The spring listing wave traditionally starts at the end of February, but supply is already off to a strong start in 2026. Canadian housing inventory rose in January, with listings higher across most regions, as prices declined (home price index for the 5 largest urban centers shown below for December and January). See Supply surge keeps Canadian home prices on a downtrend.

The Bank of Canada expects that 60% of the one million mortgages renewing in 2026 will face higher payments, while falling home prices, slowing sales, and a weak job market are hampering people’s ability to afford those payments; investors are also buffeted by falling rents.

Unsurprisingly, a new Canada Mortgage and Housing Corp. (CMHC) report notes that mortgage delinquencies are on the rise. Major cities such as Toronto and Vancouver are recording the highest delinquency rates, and those who purchased a home during the pandemic are exhibiting the greatest signs of payment stress. Mortgage delinquencies in Toronto have more than quadrupled since 2022. See, Mortgage delinquencies more than quadrupled in this Canadian city with no relief on the horizon.
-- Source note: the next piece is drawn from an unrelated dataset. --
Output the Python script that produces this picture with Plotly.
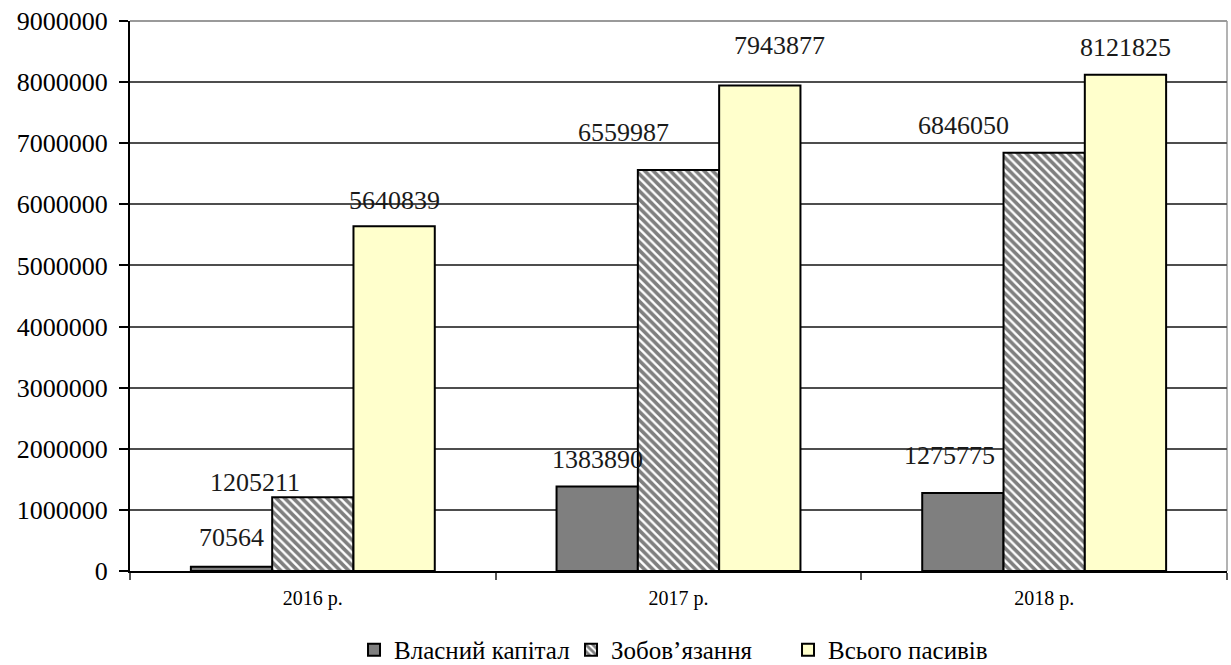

Fresh job numbers out Friday pegged Ontario’s unemployment rate at 7.3 per cent compared with the national average of 6.5 per cent as the province’s manufacturing sector continues to take blows from tariffs.

Arrears are rising at the fastest pace among buyers who purchased between 2020 and 2021 and between 2022 and 2024, according to Equifax Inc. data, underscoring their vulnerability to rates that are now much higher than when they took out their mortgages.